Key Skills for Critical Thinking
As you know critical thinking is a very important and vital skill in life and its teaching it people is a must. The skills that we need in order to be able to think critically are varied:
Ability to analyze
Part of critical thinking involves having the ability to test ideas. People with high analytical skills can ask conceptual questions, analyze data, gather important information, interpret information, and make rational evidence-based judgments.
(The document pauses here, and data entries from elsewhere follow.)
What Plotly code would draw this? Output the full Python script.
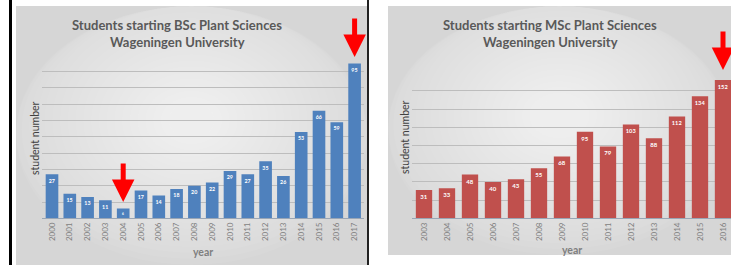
import plotly.graph_objects as go

# ---------------- data ----------------
bsc_years = ['2000', '2001', '2002', '2003', '2004', '2005', '2006', '2007', '2008',
             '2009', '2010', '2011', '2012', '2013', '2014', '2015', '2016', '2017']
bsc_students = [27, 15, 13, 11, 6, 17, 14, 18, 20, 22, 29, 27, 35, 26, 53, 66, 59, 95]

msc_years = ['2003', '2004', '2005', '2006', '2007', '2008', '2009',
             '2010', '2011', '2012', '2013', '2014', '2015', '2016']
msc_students = [31, 33, 48, 40, 43, 55, 68, 95, 79, 103, 88, 112, 134, 152]

bsc_title = 'Students starting BSc Plant Sciences'
msc_title = 'Students starting MSc Plant Sciences'
subtitle = 'Wageningen University'
y_title = 'student number'
x_title = 'year'

# highlighted years (red arrows)
bsc_marked = ['2004', '2017']
msc_marked = ['2016']

# ---------------- layout helpers ----------------
W, H = 731, 265
FONT = 'Lato, "Open Sans", sans-serif'
TXT = '#595959'


def px(x):
    return x / W


def py(y):
    return 1 - y / H


fig = go.Figure()

fig.add_trace(go.Bar(
    x=bsc_years, y=bsc_students, xaxis='x', yaxis='y',
    marker=dict(color='#4f81bd', line=dict(width=0)),
    text=[str(v) for v in bsc_students], textposition='inside',
    insidetextanchor='end', textangle=0,
    textfont=dict(color='white', size=6, family=FONT, weight='bold'),
    showlegend=False, hoverinfo='x+y',
))
fig.add_trace(go.Bar(
    x=msc_years, y=msc_students, xaxis='x2', yaxis='y2',
    marker=dict(color='#c0504d', line=dict(width=0)),
    text=[str(v) for v in msc_students], textposition='inside',
    insidetextanchor='end', textangle=0,
    textfont=dict(color='white', size=6, family=FONT, weight='bold'),
    showlegend=False, hoverinfo='x+y',
))

# panel geometry (pixels)
L = dict(x0=16, x1=367, y0=6, y1=265)
R = dict(x0=388, x1=731, y0=6, y1=255)

shapes = []


def panel(p):
    shapes.append(dict(type='rect', xref='paper', yref='paper', layer='below',
                       x0=px(p['x0']), x1=px(p['x1']), y0=py(p['y1']), y1=py(p['y0']),
                       fillcolor='#d6d6d6', line=dict(width=0)))
    cx = (p['x0'] + p['x1']) / 2
    cy = (p['y0'] + p['y1']) / 2 - 15
    hw = (p['x1'] - p['x0']) / 2 + 10
    hh = (p['y1'] - p['y0']) / 2 + 15
    n = 24
    for i in range(n):
        f = 1.0 - i / n
        shapes.append(dict(type='circle', xref='paper', yref='paper', layer='below',
                           x0=px(max(cx - hw * f, p['x0'])), x1=px(min(cx + hw * f, p['x1'])),
                           y0=py(min(cy + hh * f, p['y1'])), y1=py(max(cy - hh * f, p['y0'])),
                           fillcolor='rgba(255,255,255,0.055)', line=dict(width=0)))


panel(L)
panel(R)
# black frame lines of the left picture
shapes.append(dict(type='rect', xref='paper', yref='paper', layer='above',
                   x0=px(9), x1=px(12), y0=0, y1=1, fillcolor='black', line=dict(width=0)))
shapes.append(dict(type='rect', xref='paper', yref='paper', layer='above',
                   x0=px(367), x1=px(369), y0=0, y1=1, fillcolor='#222', line=dict(width=0)))

# axes geometry
base = 218.3
bsc_step = 17.8   # px per category
bsc_c0 = 52       # px of first category
bsc_x0, bsc_x1 = 42, 364
msc_step = 23.0
msc_c0 = 424
msc_x0, msc_x1 = 412, 731

annotations = []


def titles(cx, t1):
    annotations.append(dict(xref='paper', yref='paper', x=px(cx), y=py(25), text='<b>' + t1 + '</b>',
                            showarrow=False, xanchor='center', yanchor='middle',
                            font=dict(family=FONT, size=13, color=TXT)))
    annotations.append(dict(xref='paper', yref='paper', x=px(cx), y=py(42), text='<b>' + subtitle + '</b>',
                            showarrow=False, xanchor='center', yanchor='middle',
                            font=dict(family=FONT, size=13, color=TXT)))


def axis_titles(ytx, yty, xtx, xty):
    annotations.append(dict(xref='paper', yref='paper', x=px(ytx), y=py(yty), text=y_title,
                            showarrow=False, textangle=-90, xanchor='center', yanchor='middle',
                            font=dict(family=FONT, size=10.5, color='#404040')))
    annotations.append(dict(xref='paper', yref='paper', x=px(xtx), y=py(xty), text='<b>' + x_title + '</b>',
                            showarrow=False, xanchor='center', yanchor='middle',
                            font=dict(family=FONT, size=10.5, color='#7f7f7f')))


titles(177, bsc_title)
titles(550, msc_title)
axis_titles(35, 138, 203, 252)
axis_titles(405, 137, 572, 250)


def arrow(xref, cats, cat, tip_px):
    annotations.append(dict(xref=xref, yref='paper', x=cats.index(cat), y=py(tip_px), ax=0, ay=-40,
                            axref='pixel', ayref='pixel',
                            showarrow=True, arrowhead=2, arrowsize=0.9, arrowwidth=5,
                            arrowcolor='#ff0000', text=''))


arrow('x', bsc_years, bsc_marked[0], 202)
arrow('x', bsc_years, bsc_marked[1], 57)
arrow('x2', msc_years, msc_marked[0], 70)

bsc_top = base - 100 * 1.63
msc_top = base - 160 * 0.91

common_x = dict(type='category', showgrid=False, zeroline=False, showline=True,
                linecolor='#9aa6b6', linewidth=1, ticks='', tickangle=-90, automargin=False,
                tickfont=dict(family=FONT, size=8, color='#7f7f7f'), fixedrange=True)
common_y = dict(showgrid=True, gridcolor='#bdbdbd', gridwidth=1, zeroline=False, automargin=False,
                showticklabels=False, ticks='', showline=False, fixedrange=True)

fig.update_layout(
    width=W, height=H, margin=dict(l=0, r=0, t=0, b=0, autoexpand=False),
    paper_bgcolor='white', plot_bgcolor='rgba(0,0,0,0)',
    bargap=0.29, showlegend=False,
    font=dict(family=FONT, color=TXT),
    xaxis=dict(common_x, domain=[px(bsc_x0), px(bsc_x1)],
               range=[(bsc_x0 - bsc_c0) / bsc_step, (bsc_x1 - bsc_c0) / bsc_step],
               anchor='y'),
    yaxis=dict(common_y, domain=[py(base), py(bsc_top)], range=[0, 100], dtick=10, anchor='x'),
    xaxis2=dict(common_x, domain=[px(msc_x0), px(msc_x1)],
                range=[(msc_x0 - msc_c0) / msc_step, (msc_x1 - msc_c0) / msc_step],
                anchor='y2'),
    yaxis2=dict(common_y, domain=[py(base), py(msc_top)], range=[0, 160], dtick=20, anchor='x2'),
    shapes=shapes,
    annotations=annotations,
)

post = ("var s=document.createElement('style');"
        "s.textContent='html,body{margin:0;padding:0;overflow:hidden;scrollbar-width:none;}"
        "::-webkit-scrollbar{display:none;width:0;height:0;}';"
        "document.head.appendChild(s);"
        "var g=document.getElementById('{plot_id}');"
        "g.style.position='fixed';g.style.left='0px';g.style.top='0px';")

fig.write_html(
    'out.html',
    config={'displayModeBar': False, 'staticPlot': True},
    post_script=post,
)
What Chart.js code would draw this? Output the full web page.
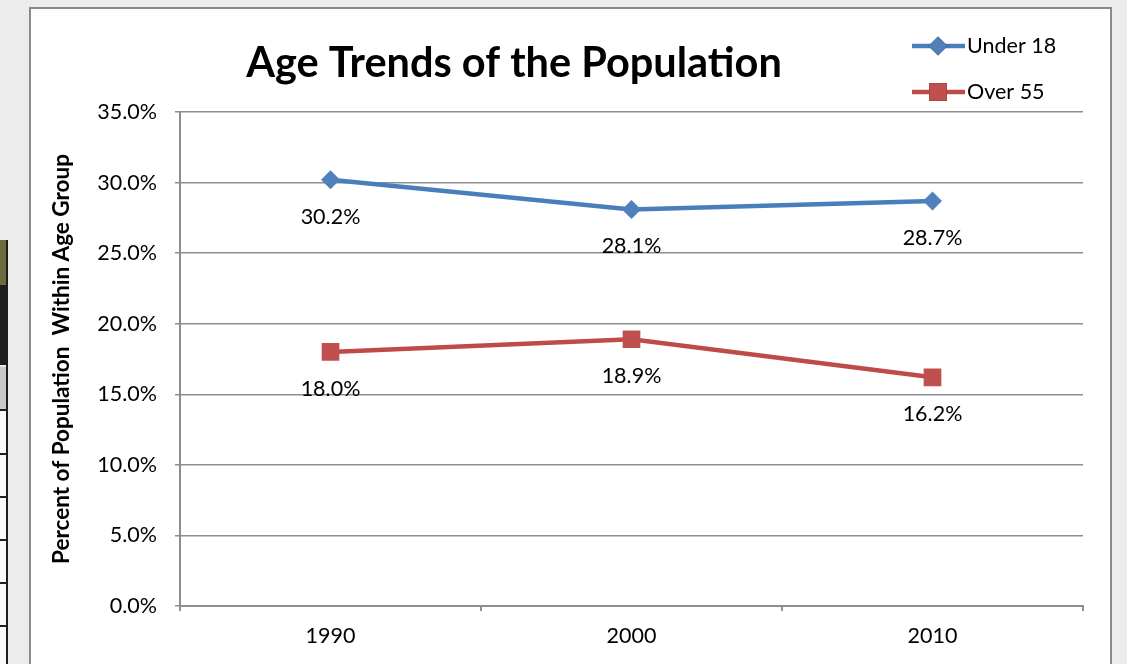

Effective communication skills
Sometimes you need to share your conclusions with your co-workers and employer. To do this, you need to have a high level of communication skills so that you can effectively convey your message to others. High communication skills include asking important questions, evaluating answers, expressing ideas and views, interpersonal skills, speaking and writing skills, and participating in team works.
Creativity
Critical thinking often also involves levels of creativity. You may need to find patterns in existing information or find a solution that wasn’t applied before, all of which require creativity. Creativity involves cognitive flexibility, conceptual thinking, curiosity, imagination, and communication between abstract concepts.
Problem-solving ability
Problem-solving is another part of critical thinking skills that involves analyzing a problem, producing and applying a solution, and evaluating the success of a plan. Employers need employees who are capable of finding practical solutions in addition to thinking critically.
Learning to think critically will help people take control of their own lives and play an active role in the decision-making process. Remember: learning to think critically is a lifelong journey, and there’s always more to learn.